German Defence Minister Boris Pistorius was blunter, responding to Washington’s request for European naval vessels to help reopen the Strait of Hormuz, through which roughly 20 percent of global oil and gas exports pass. “This is not our war. We have not started it,” he said. “Does…Trump expects a handful or two handfuls of European frigates to do in the Strait of Hormuz what the powerful US Navy cannot do?”

Iran has effectively choked the strategic waterway. Benchmark US crude prices have surged more than 50 percent since the war began, and the average price of a gallon of American gasoline cracked $4 this week, according to the Associated Press.

The Alliance That Forgot How to Agree

Trump’s response to European reluctance has been characteristically direct. He told Reuters on Wednesday he was considering withdrawing from NATO. Asked whether he would pull out, he replied: “Wouldn’t you if you were me?”

He had already called the alliance “a paper tiger” in an interview with The Telegraph. Secretary of State Marco Rubio told Al Jazeera that if NATO is “just about defending Europe and not the other way around, then it’s not a very good arrangement.”

White House spokeswoman Anna Kelly reinforced the message: “President Trump has made his disappointment with NATO and other allies clear, and as the President emphasized, ‘the United States will remember.’”

Legally, Trump may lack the authority to withdraw. A 2023 US law requires two-thirds Senate approval to exit the alliance — a nearly impossible threshold. But as commander-in-chief, he can simply decline to commit American forces to European defense, effectively hollowing out the mutual security guarantee without the paperwork of a formal withdrawal.

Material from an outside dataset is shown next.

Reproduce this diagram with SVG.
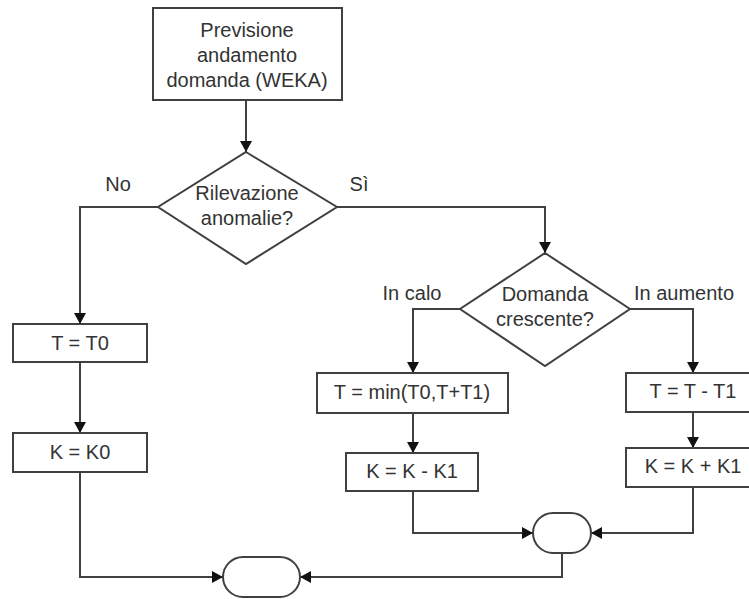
<svg xmlns="http://www.w3.org/2000/svg" width="749" height="599" viewBox="0 0 749 599">
  <style>
    .box { fill: #ffffff; stroke: #404040; stroke-width: 2; }
    .wire { fill: none; stroke: #404040; stroke-width: 2; }
    text { font-family: "Liberation Sans", Arial, sans-serif; font-size: 20px; fill: #333333; text-anchor: middle; }
  </style>
  <defs>
    <marker id="arrow" markerUnits="userSpaceOnUse" markerWidth="12" markerHeight="12" refX="11" refY="6" orient="auto">
      <path d="M0,0 L11,6 L0,12 z" fill="#111111"/>
    </marker>
  </defs>
  <rect width="749" height="599" fill="#ffffff"/>

  <g id="connectors">
    <path class="wire" d="M246,100 V152" marker-end="url(#arrow)"/>
    <path class="wire" d="M158,207 H80 V324" marker-end="url(#arrow)"/>
    <path class="wire" d="M80,362 V433" marker-end="url(#arrow)"/>
    <path class="wire" d="M80,472 V577 H223" marker-end="url(#arrow)"/>
    <path class="wire" d="M337,207 H545 V253" marker-end="url(#arrow)"/>
    <path class="wire" d="M460,309 H413 V373" marker-end="url(#arrow)"/>
    <path class="wire" d="M413,413 V453" marker-end="url(#arrow)"/>
    <path class="wire" d="M413,491 V533 H533" marker-end="url(#arrow)"/>
    <path class="wire" d="M630,309 H693 V373" marker-end="url(#arrow)"/>
    <path class="wire" d="M693,412 V448" marker-end="url(#arrow)"/>
    <path class="wire" d="M693,487 V533 H591" marker-end="url(#arrow)"/>
    <path class="wire" d="M562,553 V577 H300" marker-end="url(#arrow)"/>
    <text x="118" y="191">No</text>
    <text x="359" y="191">Sì</text>
    <text x="412" y="300">In calo</text>
    <text x="684" y="300">In aumento</text>
  </g>

  <g id="forecast">
    <rect class="box" x="153" y="8" width="189" height="92"/>
    <text x="247" y="37">Previsione</text>
    <text x="247" y="62">andamento</text>
    <text x="247" y="87">domanda (WEKA)</text>
  </g>

  <g id="anomaly-check">
    <polygon class="box" points="246,152 337,207 246,264 158,207"/>
    <text x="247" y="200">Rilevazione</text>
    <text x="247" y="225">anomalie?</text>
  </g>

  <g id="demand-check">
    <polygon class="box" points="545,253 630,309 545,366 460,309"/>
    <text x="545" y="301">Domanda</text>
    <text x="545" y="326">crescente?</text>
  </g>

  <g id="t-reset">
    <rect class="box" x="13" y="324" width="134" height="38"/>
    <text x="80" y="350">T = T0</text>
  </g>

  <g id="k-reset">
    <rect class="box" x="13" y="433" width="134" height="39"/>
    <text x="80" y="459">K = K0</text>
  </g>

  <g id="t-decrease-case">
    <rect class="box" x="317" y="373" width="191" height="40"/>
    <text x="412" y="399">T = min(T0,T+T1)</text>
  </g>

  <g id="k-decrease-case">
    <rect class="box" x="346" y="453" width="132" height="38"/>
    <text x="412" y="478">K = K - K1</text>
  </g>

  <g id="t-increase-case">
    <rect class="box" x="626" y="373" width="134" height="39"/>
    <text x="693" y="398">T = T - T1</text>
  </g>

  <g id="k-increase-case">
    <rect class="box" x="626" y="448" width="134" height="39"/>
    <text x="693" y="473">K = K + K1</text>
  </g>

  <g id="merge">
    <rect class="box" x="533" y="513" width="58" height="40" rx="20" ry="20"/>
  </g>

  <g id="end">
    <rect class="box" x="223" y="557" width="77" height="40" rx="20" ry="20"/>
  </g>
</svg>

Max Bergmann, a former State Department official who now leads the Europe, Russia, and Eurasia program at the Center for Strategic and International Studies, described the situation in stark terms. “This is the worst place NATO has been since it was founded,” Bergmann told Reuters. “It’s really hard to think of anything that even comes close.”

The Ruins of Certainty

The fracture runs deeper than a disagreement over Iran. At a G7 foreign ministers meeting near Paris last week, Rubio and EU foreign policy chief Kaja Kallas had a tense exchange, according to five people familiar with the matter. Kallas asked when American patience with Vladimir Putin over Ukraine negotiations would run out. Rubio responded with irritation that the US was simultaneously trying to end the Ukraine war and supporting Kyiv — and that the EU was welcome to mediate if it wished.

Meanwhile, the administration has remained silent about reports that Moscow has provided targeting data to Iran for attacks on American assets in the Middle East. It has lifted sanctions on Russian oil in a bid to ease the global energy price spike caused by the very war it is waging.

General François Lecointre, who served as France’s armed forces chief from 2017 to 2021, told Reuters the question was no longer whether NATO could survive in its current form. “NATO remains necessary, but we must be capable of thinking of NATO without the Americans,” he said. “Whether it should even continue to be called NATO — North Atlantic Treaty Organization — is a valid question.”

Julianne Smith, the US ambassador to NATO under Joe Biden, put it differently: “I do think we’re turning the page of 80 years of working together.”

What Comes Next

NATO Secretary-General Mark Rutte, who has maintained a working relationship with Trump, is scheduled to visit Washington next week in an effort to repair the damage. As recently as February, Rutte dismissed the idea of European defense without the US as a “silly thought.” Now, according to Reuters, many European officials and diplomats consider it the default expectation.

On the ground in Iran, the war continues to escalate. Iran’s Islamic Revolutionary Guard Corps claimed this week to have targeted an Oracle data center in Dubai and an Amazon facility in Bahrain — striking at American tech companies it accused of assisting US and Israeli military operations. The UAE reported intercepting 24 ballistic missiles and 61 drones over two days. Neither strike has been independently confirmed.

Iranian Foreign Minister Abbas Araghchi responded to the bridge strike on social media: “Striking civilian structures, including unfinished bridges, will not compel Iranians to surrender.”

Trump, for his part, remains focused on the imagery. “The biggest bridge in Iran comes tumbling down, never to be used again - Much more to follow! IT IS TIME FOR IRAN TO MAKE A DEAL BEFORE IT IS TOO LATE, AND THERE IS NOTHING LEFT OF WHAT STILL COULD BECOME A GREAT COUNTRY!” he wrote online.

A bridge destroyed, eight civilians dead in Karaj, and 76 years of transatlantic security architecture straining under the weight of a war most of the alliance never agreed to fight.